• **Your objective**:
Every line of the data must be copied exactly.
────────────────────────────────────────
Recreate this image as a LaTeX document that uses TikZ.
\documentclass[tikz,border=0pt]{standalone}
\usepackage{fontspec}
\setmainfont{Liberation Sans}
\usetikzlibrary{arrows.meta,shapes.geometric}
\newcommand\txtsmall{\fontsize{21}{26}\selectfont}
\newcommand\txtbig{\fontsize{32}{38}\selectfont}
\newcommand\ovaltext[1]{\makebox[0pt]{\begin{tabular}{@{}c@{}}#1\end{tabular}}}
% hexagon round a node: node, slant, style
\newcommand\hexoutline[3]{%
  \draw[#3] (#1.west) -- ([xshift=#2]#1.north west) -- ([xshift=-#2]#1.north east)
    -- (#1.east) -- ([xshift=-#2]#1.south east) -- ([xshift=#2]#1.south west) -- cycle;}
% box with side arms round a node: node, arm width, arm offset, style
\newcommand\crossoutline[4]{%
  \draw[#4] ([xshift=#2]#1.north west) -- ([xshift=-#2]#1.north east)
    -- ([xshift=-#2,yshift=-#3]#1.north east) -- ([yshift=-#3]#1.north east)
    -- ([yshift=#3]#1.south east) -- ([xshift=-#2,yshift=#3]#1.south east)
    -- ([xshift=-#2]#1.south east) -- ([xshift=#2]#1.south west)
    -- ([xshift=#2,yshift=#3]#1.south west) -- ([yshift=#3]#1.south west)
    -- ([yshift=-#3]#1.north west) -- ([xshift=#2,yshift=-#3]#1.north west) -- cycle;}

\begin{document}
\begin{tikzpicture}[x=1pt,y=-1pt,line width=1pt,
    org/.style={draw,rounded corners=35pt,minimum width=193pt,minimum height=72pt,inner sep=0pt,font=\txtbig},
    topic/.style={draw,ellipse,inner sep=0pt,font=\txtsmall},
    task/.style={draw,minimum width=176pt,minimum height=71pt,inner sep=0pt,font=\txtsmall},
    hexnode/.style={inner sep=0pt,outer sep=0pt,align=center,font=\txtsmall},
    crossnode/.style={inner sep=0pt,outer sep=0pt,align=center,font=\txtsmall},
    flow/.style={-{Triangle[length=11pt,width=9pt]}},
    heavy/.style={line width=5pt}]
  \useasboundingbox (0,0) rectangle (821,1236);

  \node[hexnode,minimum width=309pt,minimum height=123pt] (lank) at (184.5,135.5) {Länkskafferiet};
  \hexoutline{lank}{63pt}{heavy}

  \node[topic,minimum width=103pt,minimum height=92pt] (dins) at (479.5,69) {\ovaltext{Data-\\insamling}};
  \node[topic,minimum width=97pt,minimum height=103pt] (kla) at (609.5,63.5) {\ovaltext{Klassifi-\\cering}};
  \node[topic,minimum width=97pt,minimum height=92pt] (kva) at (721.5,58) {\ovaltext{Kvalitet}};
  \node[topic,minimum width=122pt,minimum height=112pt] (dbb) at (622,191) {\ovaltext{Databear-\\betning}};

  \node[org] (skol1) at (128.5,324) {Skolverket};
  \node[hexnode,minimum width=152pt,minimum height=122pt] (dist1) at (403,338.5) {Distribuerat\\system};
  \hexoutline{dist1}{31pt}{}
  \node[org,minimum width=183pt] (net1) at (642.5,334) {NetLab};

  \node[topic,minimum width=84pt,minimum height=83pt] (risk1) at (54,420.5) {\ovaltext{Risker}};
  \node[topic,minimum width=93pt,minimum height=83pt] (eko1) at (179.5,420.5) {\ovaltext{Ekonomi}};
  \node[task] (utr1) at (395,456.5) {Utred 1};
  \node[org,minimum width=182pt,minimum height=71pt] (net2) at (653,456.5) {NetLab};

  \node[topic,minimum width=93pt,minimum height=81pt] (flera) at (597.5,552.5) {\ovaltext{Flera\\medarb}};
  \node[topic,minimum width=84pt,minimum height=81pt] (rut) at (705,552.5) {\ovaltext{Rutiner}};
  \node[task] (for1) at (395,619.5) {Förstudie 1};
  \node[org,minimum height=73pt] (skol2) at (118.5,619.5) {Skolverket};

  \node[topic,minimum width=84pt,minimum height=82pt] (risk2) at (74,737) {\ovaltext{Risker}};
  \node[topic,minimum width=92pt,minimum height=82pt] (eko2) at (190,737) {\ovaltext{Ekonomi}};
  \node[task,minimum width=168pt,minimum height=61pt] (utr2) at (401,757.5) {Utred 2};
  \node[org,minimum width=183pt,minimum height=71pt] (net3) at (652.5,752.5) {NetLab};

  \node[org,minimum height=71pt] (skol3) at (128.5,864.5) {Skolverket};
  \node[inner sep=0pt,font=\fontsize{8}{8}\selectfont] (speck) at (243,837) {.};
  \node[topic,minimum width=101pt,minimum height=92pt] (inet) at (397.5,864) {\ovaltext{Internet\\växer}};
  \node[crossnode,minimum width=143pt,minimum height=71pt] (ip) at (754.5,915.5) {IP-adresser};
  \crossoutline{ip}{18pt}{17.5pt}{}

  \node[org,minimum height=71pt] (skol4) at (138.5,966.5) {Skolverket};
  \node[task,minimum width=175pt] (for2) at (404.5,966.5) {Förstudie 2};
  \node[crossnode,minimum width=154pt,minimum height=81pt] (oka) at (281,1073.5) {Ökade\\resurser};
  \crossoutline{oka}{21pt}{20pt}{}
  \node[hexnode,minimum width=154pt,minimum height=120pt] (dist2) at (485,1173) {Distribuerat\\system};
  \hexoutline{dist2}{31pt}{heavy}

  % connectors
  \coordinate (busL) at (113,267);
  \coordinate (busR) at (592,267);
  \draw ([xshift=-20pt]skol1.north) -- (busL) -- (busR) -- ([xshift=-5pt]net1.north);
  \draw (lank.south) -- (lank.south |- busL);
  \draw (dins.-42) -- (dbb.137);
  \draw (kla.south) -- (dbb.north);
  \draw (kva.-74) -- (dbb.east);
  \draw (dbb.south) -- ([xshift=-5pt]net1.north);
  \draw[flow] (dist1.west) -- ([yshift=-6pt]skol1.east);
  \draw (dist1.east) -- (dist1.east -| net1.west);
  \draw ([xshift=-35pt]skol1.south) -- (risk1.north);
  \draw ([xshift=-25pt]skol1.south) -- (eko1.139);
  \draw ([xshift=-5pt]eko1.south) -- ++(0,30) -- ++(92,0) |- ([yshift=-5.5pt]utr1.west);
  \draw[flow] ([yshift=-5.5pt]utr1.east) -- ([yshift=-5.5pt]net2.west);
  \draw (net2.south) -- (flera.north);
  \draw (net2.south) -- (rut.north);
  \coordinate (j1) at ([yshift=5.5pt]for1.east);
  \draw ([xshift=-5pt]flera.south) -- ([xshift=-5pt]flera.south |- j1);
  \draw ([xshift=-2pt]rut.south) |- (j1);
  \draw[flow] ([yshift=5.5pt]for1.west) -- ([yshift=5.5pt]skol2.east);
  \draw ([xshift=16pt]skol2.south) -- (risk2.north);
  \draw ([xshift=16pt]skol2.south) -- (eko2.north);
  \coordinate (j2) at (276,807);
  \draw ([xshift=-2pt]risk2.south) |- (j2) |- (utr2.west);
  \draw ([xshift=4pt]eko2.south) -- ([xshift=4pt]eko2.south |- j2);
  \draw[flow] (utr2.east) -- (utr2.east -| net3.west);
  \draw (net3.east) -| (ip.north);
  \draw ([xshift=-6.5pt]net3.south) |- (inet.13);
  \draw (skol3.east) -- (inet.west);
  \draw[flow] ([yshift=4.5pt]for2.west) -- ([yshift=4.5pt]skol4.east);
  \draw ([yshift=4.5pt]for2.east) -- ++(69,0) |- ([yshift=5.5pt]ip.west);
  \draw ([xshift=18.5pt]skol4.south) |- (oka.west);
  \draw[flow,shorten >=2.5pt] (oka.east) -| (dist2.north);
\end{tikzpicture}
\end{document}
────────────────────────────────────────
• **The result**:
Recreate this image as a LaTeX document that uses TikZ.
\documentclass[tikz,border=0pt]{standalone}
\usepackage{fontspec}
\setmainfont{Liberation Sans}
\usetikzlibrary{arrows.meta,shapes.geometric}
\newcommand\txtsmall{\fontsize{21}{26}\selectfont}
\newcommand\txtbig{\fontsize{32}{38}\selectfont}
\newcommand\ovaltext[1]{\makebox[0pt]{\begin{tabular}{@{}c@{}}#1\end{tabular}}}
% hexagon round a node: node, slant, style
\newcommand\hexoutline[3]{%
  \draw[#3] (#1.west) -- ([xshift=#2]#1.north west) -- ([xshift=-#2]#1.north east)
    -- (#1.east) -- ([xshift=-#2]#1.south east) -- ([xshift=#2]#1.south west) -- cycle;}
% box with side arms round a node: node, arm width, arm offset, style
\newcommand\crossoutline[4]{%
  \draw[#4] ([xshift=#2]#1.north west) -- ([xshift=-#2]#1.north east)
    -- ([xshift=-#2,yshift=-#3]#1.north east) -- ([yshift=-#3]#1.north east)
    -- ([yshift=#3]#1.south east) -- ([xshift=-#2,yshift=#3]#1.south east)
    -- ([xshift=-#2]#1.south east) -- ([xshift=#2]#1.south west)
    -- ([xshift=#2,yshift=#3]#1.south west) -- ([yshift=#3]#1.south west)
    -- ([yshift=-#3]#1.north west) -- ([xshift=#2,yshift=-#3]#1.north west) -- cycle;}

\begin{document}
\begin{tikzpicture}[x=1pt,y=-1pt,line width=1pt,
    org/.style={draw,rounded corners=35pt,minimum width=193pt,minimum height=72pt,inner sep=0pt,font=\txtbig},
    topic/.style={draw,ellipse,inner sep=0pt,font=\txtsmall},
    task/.style={draw,minimum width=176pt,minimum height=71pt,inner sep=0pt,font=\txtsmall},
    hexnode/.style={inner sep=0pt,outer sep=0pt,align=center,font=\txtsmall},
    crossnode/.style={inner sep=0pt,outer sep=0pt,align=center,font=\txtsmall},
    flow/.style={-{Triangle[length=11pt,width=9pt]}},
    heavy/.style={line width=5pt}]
  \useasboundingbox (0,0) rectangle (821,1236);

  \node[hexnode,minimum width=309pt,minimum height=123pt] (lank) at (184.5,135.5) {Länkskafferiet};
  \hexoutline{lank}{63pt}{heavy}

  \node[topic,minimum width=103pt,minimum height=92pt] (dins) at (479.5,69) {\ovaltext{Data-\\insamling}};
  \node[topic,minimum width=97pt,minimum height=103pt] (kla) at (609.5,63.5) {\ovaltext{Klassifi-\\cering}};
  \node[topic,minimum width=97pt,minimum height=92pt] (kva) at (721.5,58) {\ovaltext{Kvalitet}};
  \node[topic,minimum width=122pt,minimum height=112pt] (dbb) at (622,191) {\ovaltext{Databear-\\betning}};

  \node[org] (skol1) at (128.5,324) {Skolverket};
  \node[hexnode,minimum width=152pt,minimum height=122pt] (dist1) at (403,338.5) {Distribuerat\\system};
  \hexoutline{dist1}{31pt}{}
  \node[org,minimum width=183pt] (net1) at (642.5,334) {NetLab};

  \node[topic,minimum width=84pt,minimum height=83pt] (risk1) at (54,420.5) {\ovaltext{Risker}};
  \node[topic,minimum width=93pt,minimum height=83pt] (eko1) at (179.5,420.5) {\ovaltext{Ekonomi}};
  \node[task] (utr1) at (395,456.5) {Utred 1};
  \node[org,minimum width=182pt,minimum height=71pt] (net2) at (653,456.5) {NetLab};

  \node[topic,minimum width=93pt,minimum height=81pt] (flera) at (597.5,552.5) {\ovaltext{Flera\\medarb}};
  \node[topic,minimum width=84pt,minimum height=81pt] (rut) at (705,552.5) {\ovaltext{Rutiner}};
  \node[task] (for1) at (395,619.5) {Förstudie 1};
  \node[org,minimum height=73pt] (skol2) at (118.5,619.5) {Skolverket};

  \node[topic,minimum width=84pt,minimum height=82pt] (risk2) at (74,737) {\ovaltext{Risker}};
  \node[topic,minimum width=92pt,minimum height=82pt] (eko2) at (190,737) {\ovaltext{Ekonomi}};
  \node[task,minimum width=168pt,minimum height=61pt] (utr2) at (401,757.5) {Utred 2};
  \node[org,minimum width=183pt,minimum height=71pt] (net3) at (652.5,752.5) {NetLab};

  \node[org,minimum height=71pt] (skol3) at (128.5,864.5) {Skolverket};
  \node[inner sep=0pt,font=\fontsize{8}{8}\selectfont] (speck) at (243,837) {.};
  \node[topic,minimum width=101pt,minimum height=92pt] (inet) at (397.5,864) {\ovaltext{Internet\\växer}};
  \node[crossnode,minimum width=143pt,minimum height=71pt] (ip) at (754.5,915.5) {IP-adresser};
  \crossoutline{ip}{18pt}{17.5pt}{}

  \node[org,minimum height=71pt] (skol4) at (138.5,966.5) {Skolverket};
  \node[task,minimum width=175pt] (for2) at (404.5,966.5) {Förstudie 2};
  \node[crossnode,minimum width=154pt,minimum height=81pt] (oka) at (281,1073.5) {Ökade\\resurser};
  \crossoutline{oka}{21pt}{20pt}{}
  \node[hexnode,minimum width=154pt,minimum height=120pt] (dist2) at (485,1173) {Distribuerat\\system};
  \hexoutline{dist2}{31pt}{heavy}

  % connectors
  \coordinate (busL) at (113,267);
  \coordinate (busR) at (592,267);
  \draw ([xshift=-20pt]skol1.north) -- (busL) -- (busR) -- ([xshift=-5pt]net1.north);
  \draw (lank.south) -- (lank.south |- busL);
  \draw (dins.-42) -- (dbb.137);
  \draw (kla.south) -- (dbb.north);
  \draw (kva.-74) -- (dbb.east);
  \draw (dbb.south) -- ([xshift=-5pt]net1.north);
  \draw[flow] (dist1.west) -- ([yshift=-6pt]skol1.east);
  \draw (dist1.east) -- (dist1.east -| net1.west);
  \draw ([xshift=-35pt]skol1.south) -- (risk1.north);
  \draw ([xshift=-25pt]skol1.south) -- (eko1.139);
  \draw ([xshift=-5pt]eko1.south) -- ++(0,30) -- ++(92,0) |- ([yshift=-5.5pt]utr1.west);
  \draw[flow] ([yshift=-5.5pt]utr1.east) -- ([yshift=-5.5pt]net2.west);
  \draw (net2.south) -- (flera.north);
  \draw (net2.south) -- (rut.north);
  \coordinate (j1) at ([yshift=5.5pt]for1.east);
  \draw ([xshift=-5pt]flera.south) -- ([xshift=-5pt]flera.south |- j1);
  \draw ([xshift=-2pt]rut.south) |- (j1);
  \draw[flow] ([yshift=5.5pt]for1.west) -- ([yshift=5.5pt]skol2.east);
  \draw ([xshift=16pt]skol2.south) -- (risk2.north);
  \draw ([xshift=16pt]skol2.south) -- (eko2.north);
  \coordinate (j2) at (276,807);
  \draw ([xshift=-2pt]risk2.south) |- (j2) |- (utr2.west);
  \draw ([xshift=4pt]eko2.south) -- ([xshift=4pt]eko2.south |- j2);
  \draw[flow] (utr2.east) -- (utr2.east -| net3.west);
  \draw (net3.east) -| (ip.north);
  \draw ([xshift=-6.5pt]net3.south) |- (inet.13);
  \draw (skol3.east) -- (inet.west);
  \draw[flow] ([yshift=4.5pt]for2.west) -- ([yshift=4.5pt]skol4.east);
  \draw ([yshift=4.5pt]for2.east) -- ++(69,0) |- ([yshift=5.5pt]ip.west);
  \draw ([xshift=18.5pt]skol4.south) |- (oka.west);
  \draw[flow,shorten >=2.5pt] (oka.east) -| (dist2.north);
\end{tikzpicture}
\end{document}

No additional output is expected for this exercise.